When I looked at my commit graph, I saw some commits that are done by semantic-release-bot.

Screenshot 2023-03-14 at 12.36.27.png

I want to delete all these "git notes add" commits, but I couldn't find any way to access and remove them

  • I checked my local git log, but these commits are not shown there
  • I checked my local refs, but there is no ref named refs/notes

How can I do it?

1 answer

0 votes
Theodora Boudale
Atlassian Team
Atlassian Team members are employees working across the company in a wide variety of roles.
Mar 15, 2023

Hi @Furkan Kose and welcome to the community!

Please run the following commands in your clone of the repo:

git fetch --all
git branch --all

Does the output of git branch --all show this branch in your remote branches?

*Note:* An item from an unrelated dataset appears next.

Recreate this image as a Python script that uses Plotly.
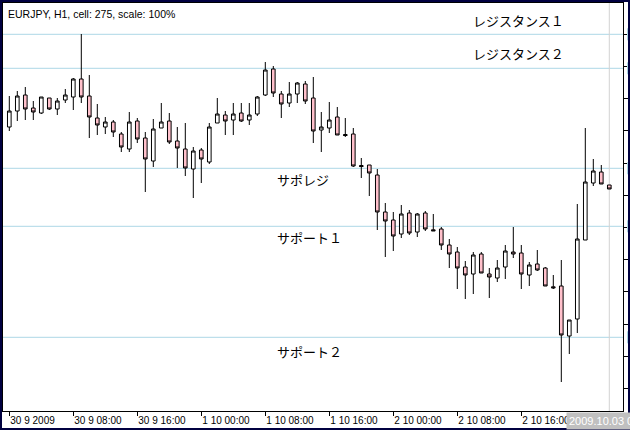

If so, and if the branch does not exist locally, you can checkout the branch locally with the command

git checkout -b branch-name origin/branch-name

where branch-name replace with the name of your branch and origin replace with the name of the branch's remote, if it is different.


Before you proceed with removing any commits, I would strongly recommend taking a backup of the repo as the process includes destructive operations. If your Bitbucket Cloud repo has all the branches and changes you have locally, you can take a backup by cloning with the mirror flag:

git clone --mirror repo_url

 

If the commits you want to remove are the last ones on that branch, after you checkout out this specific branch you can use

git reset --soft HEAD~1

where 1 replace with the number of commits you want to remove. E.g. git reset --soft HEAD~3 will remove the last 3 commits on the branch that is checked out.

If you have made other commits that you want to keep, and the commits you want to delete are not the last ones on that branch, you can use an interactive rebase to remove these commits. You can see more details in the following post in StackOverflow:

https://stackoverflow.com/a/42522493

In both cases, you will need to force-push your changes to the remote repo (push with the -f flag). Please keep in mind that pushing with the -f option will overwrite the commits on the remote (which is why it's important to have a backup in case anything goes wrong).

If you have any questions, please feel free to reach out.